▶ **GOAL**: Retype, exactly as they stand, the lines from the start of the data to the line that contains "49.8, 51.5, 52.7];", both ends included. Leave the pictures out.

[START OF DATA PROVIDED]

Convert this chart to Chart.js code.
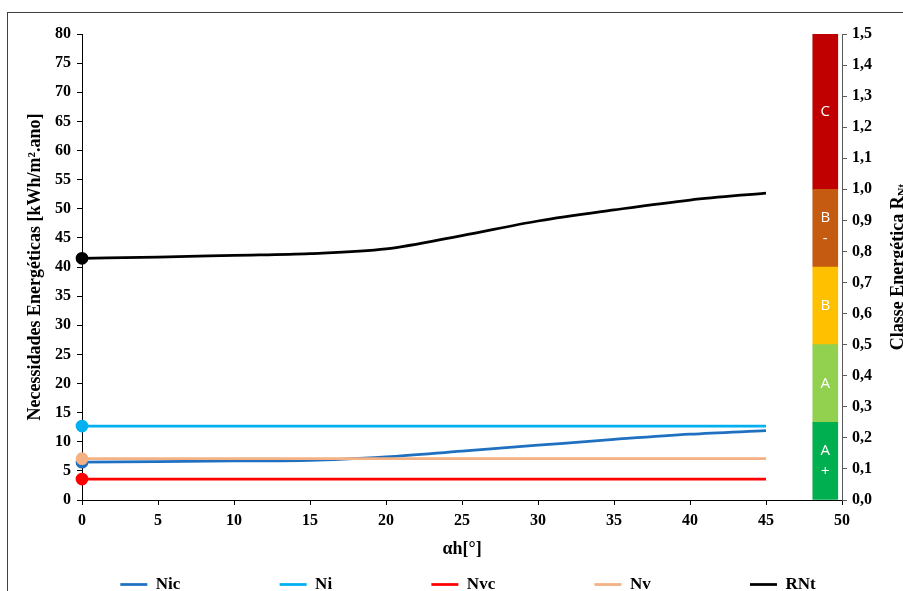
<!DOCTYPE html>
<html>
<head>
<meta charset="utf-8">
<script src="https://cdn.jsdelivr.net/npm/chart.js"></script>
<style>
    body { margin: 0; background: #fff; overflow: hidden; }
    #box { position: absolute; left: 7px; top: 12px; width: 940px; height: 640px; border: 1px solid #404040; }
    #chart { position: absolute; left: 0; top: 0; }
</style>
</head>
<body>
<div id="box"><canvas id="chart" width="920" height="590"></canvas></div>
<script>
// data
const angles = [0, 5, 10, 15, 20, 25, 30, 35, 40, 45];
const nic = [6.5, 6.6, 6.7, 6.8, 7.4, 8.4, 9.4, 10.4, 11.3, 11.9];
const ni = [12.7, 12.7, 12.7, 12.7, 12.7, 12.7, 12.7, 12.7, 12.7, 12.7];
const nvc = [3.6, 3.6, 3.6, 3.6, 3.6, 3.6, 3.6, 3.6, 3.6, 3.6];
const nv = [7.1, 7.1, 7.1, 7.1, 7.1, 7.1, 7.1, 7.1, 7.1, 7.1];
const rnt = [41.5, 41.7, 42.0, 42.3, 43.1, 45.4, 47.9, 49.8, 51.5, 52.7];

const seriesNames = ['Nic', 'Ni', 'Nvc', 'Nv', 'RNt'];
const seriesValues = [nic, ni, nvc, nv, rnt];
const seriesColors = ['#1F70C1', '#00B0F0', '#FF0000', '#F4B183', '#000000'];

// energy classes on the right axis
const classNames = ['A+', 'A', 'B', 'B-', 'C'];
const classText = [['A', '+'], ['A'], ['B'], ['B', '-'], ['C']];
const classBounds = [0, 0.25, 0.5, 0.75, 1.0, 1.5];
const classColors = ['#00B050', '#92D050', '#FFC000', '#C55A11', '#C00000'];
const classX = 48.9;

const serif = '"Liberation Serif", "Times New Roman", serif';

// later series drawn on top, like the original
const lineSets = seriesNames.map((name, i) => ({
    type: 'line',
    label: name,
    data: angles.map((a, j) => ({ x: a, y: seriesValues[i][j] })),
    borderColor: seriesColors[i],
    backgroundColor: seriesColors[i],
    borderWidth: 2.75,
    pointRadius: ctx => ctx.dataIndex === 0 ? 5 : 0,
    pointBackgroundColor: seriesColors[i],
    pointBorderColor: seriesColors[i],
    cubicInterpolationMode: 'monotone',
    clip: false,
    yAxisID: 'y',
    order: 10 - i
}));

const classSets = classNames.map((name, i) => ({
    type: 'bar',
    label: name,
    data: [{ x: classX, y: [classBounds[i], classBounds[i + 1]] }],
    backgroundColor: classColors[i],
    borderWidth: 0,
    barThickness: 25,
    grouped: false,
    yAxisID: 'y2',
    order: 20
}));

const classLabels = {
    id: 'classLabels',
    afterDatasetsDraw(chart) {
        const ctx = chart.ctx;
        ctx.save();
        ctx.fillStyle = '#fff';
        ctx.font = '15px "Open Sans", sans-serif';
        ctx.textAlign = 'center';
        ctx.textBaseline = 'middle';
        classSets.forEach((ds, k) => {
            const el = chart.getDatasetMeta(lineSets.length + k).data[0];
            const cy = (el.y + el.base) / 2;
            const lines = classText[k];
            lines.forEach((t, n) => {
                ctx.fillText(t, el.x, cy + (n - (lines.length - 1) / 2) * 21);
            });
        });
        ctx.restore();
    }
};

const rightTitle = {
    id: 'rightTitle',
    afterDraw(chart) {
        const ctx = chart.ctx;
        const area = chart.chartArea;
        const main = 'Classe Energética R';
        const sub = 'Nt';
        ctx.save();
        ctx.translate(chart.scales.y2.left + 56, (area.top + area.bottom) / 2);
        ctx.rotate(-Math.PI / 2);
        ctx.fillStyle = '#000';
        ctx.textBaseline = 'middle';
        ctx.font = 'bold 18px ' + serif;
        const w1 = ctx.measureText(main).width;
        ctx.font = 'bold 12px ' + serif;
        const w2 = ctx.measureText(sub).width;
        const x0 = -(w1 + w2) / 2;
        ctx.font = 'bold 18px ' + serif;
        ctx.fillText(main, x0, 0);
        ctx.font = 'bold 12px ' + serif;
        ctx.fillText(sub, x0 + w1, 5);
        ctx.restore();
    }
};

const tickFont = { family: serif, size: 16, weight: 'bold' };
const titleFont = { family: serif, size: 18, weight: 'bold' };

new Chart(document.getElementById('chart'), {
    type: 'line',
    data: { datasets: [...lineSets, ...classSets] },
    plugins: [classLabels, rightTitle],
    options: {
        responsive: false,
        animation: false,
        layout: { padding: { top: 21, left: 0, right: 0, bottom: 0 } },
        plugins: {
            tooltip: { enabled: false },
            legend: {
                position: 'bottom',
                labels: {
                    usePointStyle: true,
                    pointStyle: 'line',
                    pointStyleWidth: 27,
                    color: '#000',
                    padding: 10,
                    font: { family: serif, size: 17, weight: 'bold' },
                    filter: item => item.datasetIndex < lineSets.length,
                    sort: (a, b) => a.datasetIndex - b.datasetIndex,
                    generateLabels: chart => {
                        const items = Chart.defaults.plugins.legend.labels.generateLabels(chart);
                        return items.map(it => {
                            if (it.datasetIndex < lineSets.length - 1) it.text = it.text + ' '.repeat(21);
                            return it;
                        });
                    }
                }
            }
        },
        scales: {
            x: {
                type: 'linear',
                min: 0,
                max: 50,
                offset: false,
                afterFit: s => { s.height = 66; },
                ticks: { stepSize: 5, color: '#000', font: tickFont, padding: 6, maxRotation: 0 },
                grid: { drawOnChartArea: false, offset: false, color: '#000', tickLength: 5 },
                border: { color: '#000', width: 1 },
                title: {
                    display: true,
                    text: 'αh[°]',
                    color: '#000',
                    font: titleFont,
                    padding: { top: 4, bottom: 6 }
                }
            },
            y: {
                position: 'left',
                min: 0,
                max: 80,
                afterFit: s => { s.width = 74; },
                ticks: { stepSize: 5, color: '#000', font: tickFont, padding: 6 },
                grid: { drawOnChartArea: false, color: '#000', tickLength: 5 },
                border: { color: '#000', width: 1 },
                title: {
                    display: true,
                    text: 'Necessidades Energéticas [kWh/m².ano]',
                    color: '#000',
                    font: titleFont,
                    padding: { top: 17, bottom: 4 }
                }
            },
            y2: {
                position: 'right',
                min: 0,
                max: 1.5,
                afterFit: s => { s.width = 86; },
                ticks: {
                    stepSize: 0.1,
                    color: '#000',
                    font: tickFont,
                    padding: 5,
                    callback: v => v.toFixed(1).replace('.', ',')
                },
                grid: { drawOnChartArea: false, color: '#595959', tickLength: 5 },
                border: { color: '#595959', width: 1 }
            }
        }
    }
});
</script>
</body>
</html>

[END OF DATA PROVIDED]

▶ **ANSWER TO THIS PROBLEM**:
Convert this chart to Chart.js code.
<!DOCTYPE html>
<html>
<head>
<meta charset="utf-8">
<script src="https://cdn.jsdelivr.net/npm/chart.js"></script>
<style>
    body { margin: 0; background: #fff; overflow: hidden; }
    #box { position: absolute; left: 7px; top: 12px; width: 940px; height: 640px; border: 1px solid #404040; }
    #chart { position: absolute; left: 0; top: 0; }
</style>
</head>
<body>
<div id="box"><canvas id="chart" width="920" height="590"></canvas></div>
<script>
// data
const angles = [0, 5, 10, 15, 20, 25, 30, 35, 40, 45];
const nic = [6.5, 6.6, 6.7, 6.8, 7.4, 8.4, 9.4, 10.4, 11.3, 11.9];
const ni = [12.7, 12.7, 12.7, 12.7, 12.7, 12.7, 12.7, 12.7, 12.7, 12.7];
const nvc = [3.6, 3.6, 3.6, 3.6, 3.6, 3.6, 3.6, 3.6, 3.6, 3.6];
const nv = [7.1, 7.1, 7.1, 7.1, 7.1, 7.1, 7.1, 7.1, 7.1, 7.1];
const rnt = [41.5, 41.7, 42.0, 42.3, 43.1, 45.4, 47.9, 49.8, 51.5, 52.7];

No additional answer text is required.